We likewise find unpersuasive S.W.'s assessment of Appellant's claims as barred because he could have brought them in the dissolution proceedings. As Appellant's counsel stated in his sworn affidavit, Judge Cundiff stated he would not consider tort claims concerning issues of marital misconduct in the dissolution proceeding, and S.W. has not controverted this fact.

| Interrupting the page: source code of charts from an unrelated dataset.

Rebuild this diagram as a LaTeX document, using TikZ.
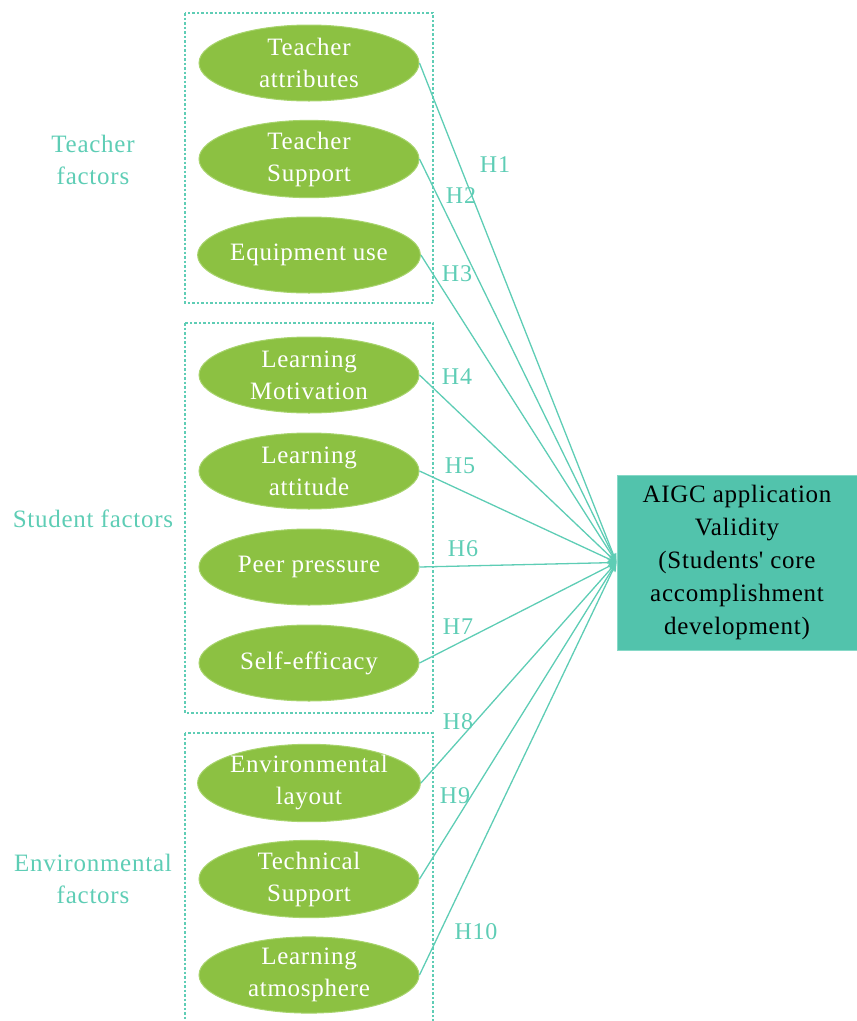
\documentclass[tikz,border=0pt]{standalone}
\usepackage{fontspec}
\setmainfont{Liberation Serif}[LetterSpace=3]
\usetikzlibrary{shapes.geometric,arrows.meta}
\definecolor{leafgreen}{HTML}{8CC142}
\definecolor{leafrim}{HTML}{A8D46E}
\definecolor{tealline}{HTML}{5ECDB5}
\definecolor{tealbox}{HTML}{52C3AC}
\definecolor{tealrim}{HTML}{86D9C7}
\tikzset{
  factor/.style={ellipse,fill=leafgreen,draw=leafrim,line width=1pt,minimum width=220pt,minimum height=76pt,inner sep=0pt,text=white,align=center,font=\fontsize{25}{32}\selectfont},
  group/.style={draw=tealline,line width=1.3pt,dash pattern=on 2.5pt off 2pt},
  grouplabel/.style={text=tealline,align=center,font=\fontsize{25}{32}\selectfont},
  hyp/.style={text=tealline,font=\fontsize{24}{28}\selectfont,inner sep=0pt},
  link/.style={draw=tealline,line width=1.3pt,-{Stealth[length=9pt,width=7pt]}}
}
\begin{document}
\begin{tikzpicture}[x=1pt,y=-1pt]
\useasboundingbox (0,0) rectangle (857,1021);
\draw[group] (185,13) rectangle (433,303);
\draw[group] (185,323) rectangle (433,713);
\draw[group] (185,733) rectangle (433,1030);
\node[grouplabel] (tf) at (93,160) {Teacher\\factors};
\node[grouplabel] (sf) at (93,519) {Student factors};
\node[grouplabel] (ef) at (93,879) {Environmental\\factors};
\node[factor] (f1) at (309,63) {Teacher\\attributes};
\node[factor] (f2) at (309,159) {Teacher\\Support};
\node[factor] (f3) at (309,255) {Equipment use};
\node[factor] (f4) at (309,375) {Learning\\Motivation};
\node[factor] (f5) at (309,471) {Learning\\attitude};
\node[factor] (f6) at (309,567) {Peer pressure};
\node[factor] (f7) at (309,663) {Self-efficacy};
\node[factor] (f8) at (309,783) {Environmental\\layout};
\node[factor] (f9) at (309,879) {Technical\\Support};
\node[factor] (f10) at (309,975) {Learning\\atmosphere};
\node[rectangle,fill=tealbox,draw=tealrim,line width=1pt,minimum width=240pt,minimum height=175pt,align=center,font=\fontsize{25}{33}\selectfont] (aigc) at (737,562.5) {AIGC application\\Validity\\(Students\textquotesingle\ core\\accomplishment\\development)};
\draw[link] (f1.east) -- (aigc.west);
\draw[link] (f2.east) -- (aigc.west);
\draw[link] (f3.east) -- (aigc.west);
\draw[link] (f4.east) -- (aigc.west);
\draw[link] (f5.east) -- (aigc.west);
\draw[link] (f6.east) -- (aigc.west);
\draw[link] (f7.east) -- (aigc.west);
\draw[link] (f8.east) -- (aigc.west);
\draw[link] (f9.east) -- (aigc.west);
\draw[link] (f10.east) -- (aigc.west);
\node[hyp] (h1) at (495,165) {H1};
\node[hyp] (h2) at (461,196) {H2};
\node[hyp] (h3) at (457,274) {H3};
\node[hyp] (h4) at (457,377) {H4};
\node[hyp] (h5) at (460,466) {H5};
\node[hyp] (h6) at (463,549) {H6};
\node[hyp] (h7) at (458,627) {H7};
\node[hyp] (h8) at (458,722) {H8};
\node[hyp] (h9) at (455,796) {H9};
\node[hyp] (h10) at (476,932) {H10};
\end{tikzpicture}
\end{document}
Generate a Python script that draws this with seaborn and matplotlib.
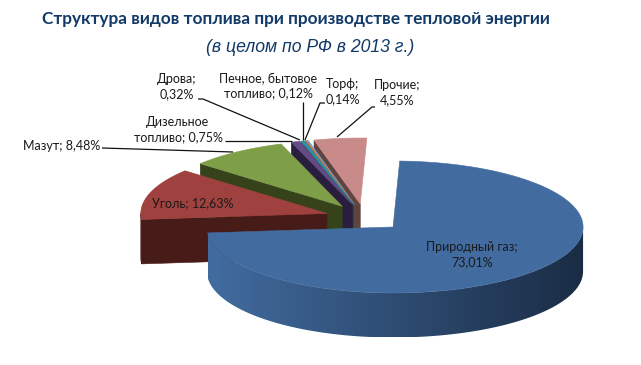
import numpy as np
import matplotlib
matplotlib.use("Agg")
import matplotlib.pyplot as plt
from matplotlib.patches import Polygon
import seaborn as sns

categories = ["Природный газ", "Уголь", "Мазут", "Дизельное топливо", "Дрова",
              "Печное, бытовое топливо", "Торф", "Прочие"]
values = [73.01, 12.63, 8.48, 0.75, 0.32, 0.12, 0.14, 4.55]
top_colors = ["#426C9F", "#9F413E", "#7F9E48", "#654A85", "#2E8FA8", "#D9782B", "#6F9FD0", "#C88B89"]
side_colors = ["#2F4F75", "#471B18", "#35421A", "#2A1E3E", "#14505F", "#7A4010", "#3A5A80", "#5E4340"]

title = "Структура видов топлива при производстве тепловой энергии"
subtitle = "(в целом по РФ в 2013 г.)"

sns.set_theme(style="white")
plt.rcParams["font.family"] = ["Lato", "DejaVu Sans"]

W, H = 641, 365
fig = plt.figure(figsize=(W / 100, H / 100), dpi=100, facecolor="white")
ax = fig.add_axes([0, 0, 1, 1])
ax.axis("off")

CX, CY, RX, RY, EXPLODE, DEPTH, START = 364.5, 217.6, 190.0, 66.0, 0.207, 44.5, 88.0


def rim(apex, t):
    c = np.cos(t)
    return apex[0] + RX * c * np.where(c < 0, 0.98, 1.0), apex[1] - RY * np.sin(t)


def fill(xs, ys, color, z):
    ax.fill(xs, ys, facecolor=color, edgecolor=color, linewidth=0.4, zorder=z)


shares = np.array(values) / np.sum(values) * 360.0
ends = START - np.cumsum(shares)
starts = ends + shares
ramp = sns.blend_palette(["#426C9F", "#1A2C45"], 256, as_cmap=True)

# painter's order: the far wedges first, the large front wedge last
for i in range(len(values) - 1, -1, -1):
    a0, a1 = np.radians(starts[i]), np.radians(ends[i])
    mid = (a0 + a1) / 2
    apex = (CX + EXPLODE * RX * np.cos(mid), CY - EXPLODE * RY * np.sin(mid))
    z = 10 + (len(values) - i) * 3
    # radial faces
    for edge, vis in ((a0, np.cos(a0) < 0), (a1, np.cos(a1) > 0.2)):
        if vis:
            x, y = rim(apex, edge)
            fill([apex[0], x, x, apex[0]], [apex[1], y, y + DEPTH, apex[1] + DEPTH], side_colors[i], z)
    # outer wall
    t = np.linspace(a0, a1, max(3, int(shares[i] * 4)))
    t = t[np.sin(t) < 0.001]
    if len(t) > 1:
        x, y = rim(apex, t)
        if i == 0:
            wall = Polygon(np.c_[np.r_[x, x[::-1]], np.r_[y, y[::-1] + DEPTH]],
                           closed=True, transform=ax.transData, facecolor="none", edgecolor="none")
            ax.add_patch(wall)
            im = ax.imshow(np.linspace(0, 1, 256)[None, :], cmap=ramp, aspect="auto",
                           extent=(x.min(), x.max(), y.max() + DEPTH, y.min()), zorder=z)
            im.set_clip_path(wall)
        else:
            fill(np.r_[x, x[::-1]], np.r_[y, y[::-1] + DEPTH], side_colors[i], z)
    # top surface
    t = np.linspace(a0, a1, max(3, int(shares[i] * 4)))
    x, y = rim(apex, t)
    fill(np.r_[apex[0], x], np.r_[apex[1], y], top_colors[i], z + 1)

ax.set_xlim(0, W)
ax.set_ylim(H, 0)

# leader lines
leaders = [
    ([102, 233], [148, 152]),
    ([225, 292], [141, 141]),
    ([198, 203, 300], [99, 99, 140]),
    ([303, 303], [102, 140]),
    ([325, 320, 305], [103, 103, 140]),
    ([375, 372, 337], [107, 107, 137]),
]
for lx, ly in leaders:
    ax.plot(lx, ly, color="#111111", lw=0.9, zorder=40, solid_capstyle="butt")

labels = [
    (472, 254.5, "Природный газ;\n73,01%"),
    (193, 203, "Уголь; 12,63%"),
    (61.5, 146, "Мазут; 8,48%"),
    (178, 129.5, "Дизельное\nтопливо; 0,75%"),
    (177, 86.5, "Дрова;\n0,32%"),
    (268, 85.5, "Печное, бытовое\nтопливо; 0,12%"),
    (343, 91.5, "Торф;\n0,14%"),
    (397, 92.5, "Прочие;\n4,55%"),
]
for x, y, s in labels:
    ax.text(x, y, s, ha="center", va="center", fontsize=9, color="#1a1a1a",
            linespacing=1.25, zorder=50)

t1 = ax.text(296, 19, title, ha="center", va="center", fontsize=14, fontweight="bold",
             color="#123A68", family=["Lato", "DejaVu Sans"], zorder=50)
fig.canvas.draw()
width = t1.get_window_extent(fig.canvas.get_renderer()).width
t1.set_fontsize(14 * 512 / width)
ax.text(310, 47, subtitle, ha="center", va="center", fontsize=12.7, style="italic",
        color="#123A68", family=["Liberation Sans", "DejaVu Sans"], zorder=50)

fig.savefig("out.png", dpi=100, facecolor="white")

In summary, while we find W.M. rightly prevailed in his summary judgment motion challenging Appellant's claims against him on their merits, S.W.'s summary judgment motion fails because it was thinly based on faulty procedural bar reasoning. Appellant's claims against S.W. are not barred by res judicata due to successive dismissals because the second one specified on its face it was without prejudice by order of the court. Appellant's dismissal memorandum in the second action specifically stated the dismissal was "without prejudice" and was approved and ordered by the trial court. Liberman, 863 S.W.2d at 366. S.W. did not present the issue of the propriety of the dismissal without prejudice to the trial court in that action by objecting to Appellant's dismissal as violating Rule 67.02, or seek to vacate or modify the court's judgment of dismissal without prejudice in that action. Id. Therefore, the trial court erred in granting summary judgment to S.W. on this basis because it was an impermissible collateral attack on the propriety of the dismissal without prejudice. Id. The trial court likewise erred in granting S.W. summary judgment based upon collateral estoppel or merger and bar based on claims that "should have been" brought in prior proceedings. Appellant's Point II is granted.

Conclusion

The trial court's summary judgment in favor of W.M. is affirmed. The trial court's summary judgment in favor of S.W. is reversed.

Robert G. Dowd, Jr., P.J., and Kurt S. Odenwald, J., concur.